I was, indeed, a deplorable hippie.
One of my favorite basketball players was Desmond Mason. He was so smooth and slippery and athletic. I once saw him dunk downwards—he had skied so high that he actually had to reach down and push the ball through the rim. Another NBA player—I don’t recall who—called him a “fake thug.” I had, and still have, no idea what that means.
I do know, though, that I was a fake hippie. I wore the clothing and listened to the music, but I’ve never taken any (illegal) drug in my life—not even those which have since been legalized. Nor did I engage in any sit-ins or love-ins or the like.
In the early-to-mid 1970s, I infested Calaveras High School in the eponymous county Mark Twain celebrated with his droll tale of the leaping amphibian. Many of my fellow sufferers labored under the delusion that to be a scholar at that institution, you had to fall into one of two categories: “Are you a hippie or a cowboy?” was the question several of them put to me from time to time.

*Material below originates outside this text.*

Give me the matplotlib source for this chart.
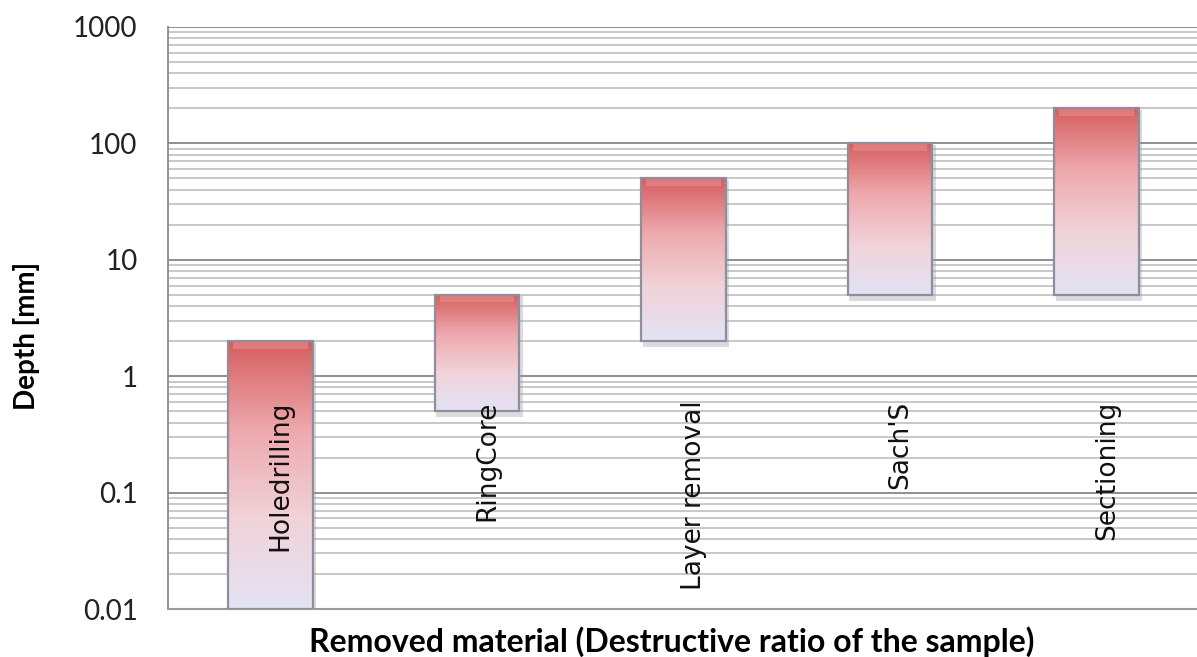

“Neither,” I would say. I was all for peace signs and saving the environment; Cat Stevens, The Cream, The Byrds, and Ten Years After; and tie-dyed shirts, flared jeans, and longish hair; but I was never part of the sex and drugs part of the equation. So I didn’t really consider myself a hippie. On the other hand, although I liked Hank Williams (Sr.) and western/country/rustic/olde-fashioned stuff in general, I didn’t see myself as a cowboy, either. From what I saw around me, cowboys chewed tobacco (a gross and stupid habit), looked down on and beat up hippies, and couldn’t—or wouldn’t—speak English very well.
“C’mon, you have to be one or the other!” the inquisitor would insist.
Sometimes I would say, “No, I don’t”; other times I would say, “OK, then I’m 1/2 hippie and 1/2 cowboy.”
I have to admit, though, that I did flash the peace sign a lot back in those days, and I often wore a decommissioned army sergeant’s jacket (my uncle’s, who had been in Vietnam) similar to the one Country Joe McDonald (another veteran) wore. I liked anti-war songs, especially Country Joe and the Fish’s I-Feel-Like-I’m-Fixin’-to-Die Rag, which contained the words:
Come on mothers throughout the land
Pack your boys off to Vietnam
Come on fathers, and don't hesitate
To send your sons off before it's too late
And you can be the first ones in your block
To have your boy come home in a box
Another favorite was Eve of Destruction, made popular by Barry McGuire and written by the superb songwriter P.F. Sloan (who also wrote Johnny Rivers’ Secret Agent Man, several songs for the Grass Roots, Herman’s Hermits, the Turtles, the Searchers, etc.).
If the draft would have still been in force when I hit the age to get a greeting from the government in the mail, I would not have gone. I was prepared to go to jail instead. Fortunately, the war ended and the draft was suspended a couple of years before I reached that age.
So: Did I, after all, incline more hippieward than cowboyward? It might seem so, indeed, but some would probably label me a “fake hippie.”
To me, what being a hippie meant was mainly (aside from the drugs and the rejection of traditional mores) support for the peace movement, the ecology movement, and striving for justice over material advantages and being “real” (not phony, artificial, fake, bogus). Desmond Mason may have been a fake thug; I don’t know; I’m still confused about what was meant by that. Was I really a fake hippie? I guess it depends on your definition of what it meant to be a hippie.